**GOAL**: Strip the pictures and reproduce the rest of the listing exactly.

**INFORMATION PROVIDED**:
--- Begin ---
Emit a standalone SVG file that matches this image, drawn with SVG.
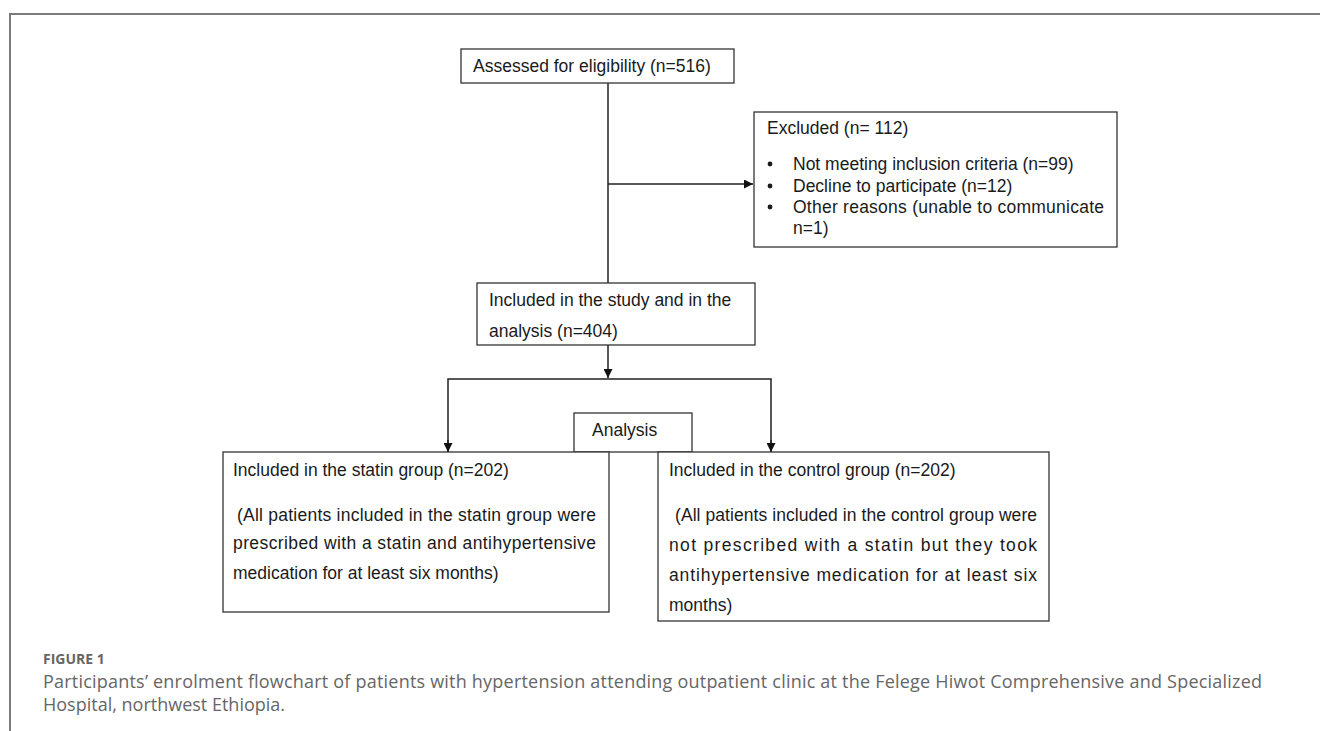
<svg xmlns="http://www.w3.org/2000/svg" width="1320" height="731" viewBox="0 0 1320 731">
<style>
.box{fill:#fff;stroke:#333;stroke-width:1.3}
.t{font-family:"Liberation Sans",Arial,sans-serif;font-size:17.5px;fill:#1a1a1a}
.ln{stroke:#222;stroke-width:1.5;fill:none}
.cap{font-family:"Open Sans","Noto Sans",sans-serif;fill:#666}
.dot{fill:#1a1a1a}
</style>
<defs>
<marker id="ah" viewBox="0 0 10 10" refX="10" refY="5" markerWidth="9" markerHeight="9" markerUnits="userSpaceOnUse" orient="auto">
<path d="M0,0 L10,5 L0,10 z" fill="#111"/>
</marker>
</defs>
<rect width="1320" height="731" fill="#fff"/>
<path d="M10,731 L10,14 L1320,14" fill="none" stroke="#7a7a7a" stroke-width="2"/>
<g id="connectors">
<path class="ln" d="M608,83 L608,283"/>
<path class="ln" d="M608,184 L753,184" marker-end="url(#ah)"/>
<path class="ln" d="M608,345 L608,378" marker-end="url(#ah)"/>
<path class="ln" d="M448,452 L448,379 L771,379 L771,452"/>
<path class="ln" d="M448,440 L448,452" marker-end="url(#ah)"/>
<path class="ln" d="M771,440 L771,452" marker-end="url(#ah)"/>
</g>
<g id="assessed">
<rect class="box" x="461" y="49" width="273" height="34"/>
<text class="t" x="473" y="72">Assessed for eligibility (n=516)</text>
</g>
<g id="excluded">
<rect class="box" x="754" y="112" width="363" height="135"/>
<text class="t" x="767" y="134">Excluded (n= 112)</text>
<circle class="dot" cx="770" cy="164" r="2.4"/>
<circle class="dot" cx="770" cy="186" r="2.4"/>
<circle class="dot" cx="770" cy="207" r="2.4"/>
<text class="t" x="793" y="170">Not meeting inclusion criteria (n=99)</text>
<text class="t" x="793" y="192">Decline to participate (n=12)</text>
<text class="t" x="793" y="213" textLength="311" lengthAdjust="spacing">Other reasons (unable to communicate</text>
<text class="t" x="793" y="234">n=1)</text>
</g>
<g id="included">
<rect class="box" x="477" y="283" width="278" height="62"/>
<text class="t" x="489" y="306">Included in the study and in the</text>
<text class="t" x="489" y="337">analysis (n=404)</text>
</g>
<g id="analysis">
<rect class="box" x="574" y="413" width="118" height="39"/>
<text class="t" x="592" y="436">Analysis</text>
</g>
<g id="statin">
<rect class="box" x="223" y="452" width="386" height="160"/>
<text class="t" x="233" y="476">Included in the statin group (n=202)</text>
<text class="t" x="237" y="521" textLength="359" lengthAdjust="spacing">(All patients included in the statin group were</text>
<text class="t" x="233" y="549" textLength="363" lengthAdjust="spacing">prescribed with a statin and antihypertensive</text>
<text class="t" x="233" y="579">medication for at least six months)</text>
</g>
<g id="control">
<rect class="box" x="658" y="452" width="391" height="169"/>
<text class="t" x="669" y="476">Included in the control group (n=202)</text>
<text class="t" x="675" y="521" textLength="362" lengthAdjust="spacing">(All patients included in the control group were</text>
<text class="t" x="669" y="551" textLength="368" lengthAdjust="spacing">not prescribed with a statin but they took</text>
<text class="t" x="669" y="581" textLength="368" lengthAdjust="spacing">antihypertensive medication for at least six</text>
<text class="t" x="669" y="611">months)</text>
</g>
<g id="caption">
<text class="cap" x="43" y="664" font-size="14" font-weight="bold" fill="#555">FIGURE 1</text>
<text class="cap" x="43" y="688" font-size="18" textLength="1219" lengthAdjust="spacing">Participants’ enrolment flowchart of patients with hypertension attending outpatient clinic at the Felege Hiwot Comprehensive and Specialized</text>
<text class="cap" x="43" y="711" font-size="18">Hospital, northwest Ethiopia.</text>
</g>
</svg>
--- End ---
**WRITTEN ANSWER**:
Emit a standalone SVG file that matches this image, drawn with SVG.
<svg xmlns="http://www.w3.org/2000/svg" width="1320" height="731" viewBox="0 0 1320 731">
<style>
.box{fill:#fff;stroke:#333;stroke-width:1.3}
.t{font-family:"Liberation Sans",Arial,sans-serif;font-size:17.5px;fill:#1a1a1a}
.ln{stroke:#222;stroke-width:1.5;fill:none}
.cap{font-family:"Open Sans","Noto Sans",sans-serif;fill:#666}
.dot{fill:#1a1a1a}
</style>
<defs>
<marker id="ah" viewBox="0 0 10 10" refX="10" refY="5" markerWidth="9" markerHeight="9" markerUnits="userSpaceOnUse" orient="auto">
<path d="M0,0 L10,5 L0,10 z" fill="#111"/>
</marker>
</defs>
<rect width="1320" height="731" fill="#fff"/>
<path d="M10,731 L10,14 L1320,14" fill="none" stroke="#7a7a7a" stroke-width="2"/>
<g id="connectors">
<path class="ln" d="M608,83 L608,283"/>
<path class="ln" d="M608,184 L753,184" marker-end="url(#ah)"/>
<path class="ln" d="M608,345 L608,378" marker-end="url(#ah)"/>
<path class="ln" d="M448,452 L448,379 L771,379 L771,452"/>
<path class="ln" d="M448,440 L448,452" marker-end="url(#ah)"/>
<path class="ln" d="M771,440 L771,452" marker-end="url(#ah)"/>
</g>
<g id="assessed">
<rect class="box" x="461" y="49" width="273" height="34"/>
<text class="t" x="473" y="72">Assessed for eligibility (n=516)</text>
</g>
<g id="excluded">
<rect class="box" x="754" y="112" width="363" height="135"/>
<text class="t" x="767" y="134">Excluded (n= 112)</text>
<circle class="dot" cx="770" cy="164" r="2.4"/>
<circle class="dot" cx="770" cy="186" r="2.4"/>
<circle class="dot" cx="770" cy="207" r="2.4"/>
<text class="t" x="793" y="170">Not meeting inclusion criteria (n=99)</text>
<text class="t" x="793" y="192">Decline to participate (n=12)</text>
<text class="t" x="793" y="213" textLength="311" lengthAdjust="spacing">Other reasons (unable to communicate</text>
<text class="t" x="793" y="234">n=1)</text>
</g>
<g id="included">
<rect class="box" x="477" y="283" width="278" height="62"/>
<text class="t" x="489" y="306">Included in the study and in the</text>
<text class="t" x="489" y="337">analysis (n=404)</text>
</g>
<g id="analysis">
<rect class="box" x="574" y="413" width="118" height="39"/>
<text class="t" x="592" y="436">Analysis</text>
</g>
<g id="statin">
<rect class="box" x="223" y="452" width="386" height="160"/>
<text class="t" x="233" y="476">Included in the statin group (n=202)</text>
<text class="t" x="237" y="521" textLength="359" lengthAdjust="spacing">(All patients included in the statin group were</text>
<text class="t" x="233" y="549" textLength="363" lengthAdjust="spacing">prescribed with a statin and antihypertensive</text>
<text class="t" x="233" y="579">medication for at least six months)</text>
</g>
<g id="control">
<rect class="box" x="658" y="452" width="391" height="169"/>
<text class="t" x="669" y="476">Included in the control group (n=202)</text>
<text class="t" x="675" y="521" textLength="362" lengthAdjust="spacing">(All patients included in the control group were</text>
<text class="t" x="669" y="551" textLength="368" lengthAdjust="spacing">not prescribed with a statin but they took</text>
<text class="t" x="669" y="581" textLength="368" lengthAdjust="spacing">antihypertensive medication for at least six</text>
<text class="t" x="669" y="611">months)</text>
</g>
<g id="caption">
<text class="cap" x="43" y="664" font-size="14" font-weight="bold" fill="#555">FIGURE 1</text>
<text class="cap" x="43" y="688" font-size="18" textLength="1219" lengthAdjust="spacing">Participants’ enrolment flowchart of patients with hypertension attending outpatient clinic at the Felege Hiwot Comprehensive and Specialized</text>
<text class="cap" x="43" y="711" font-size="18">Hospital, northwest Ethiopia.</text>
</g>
</svg>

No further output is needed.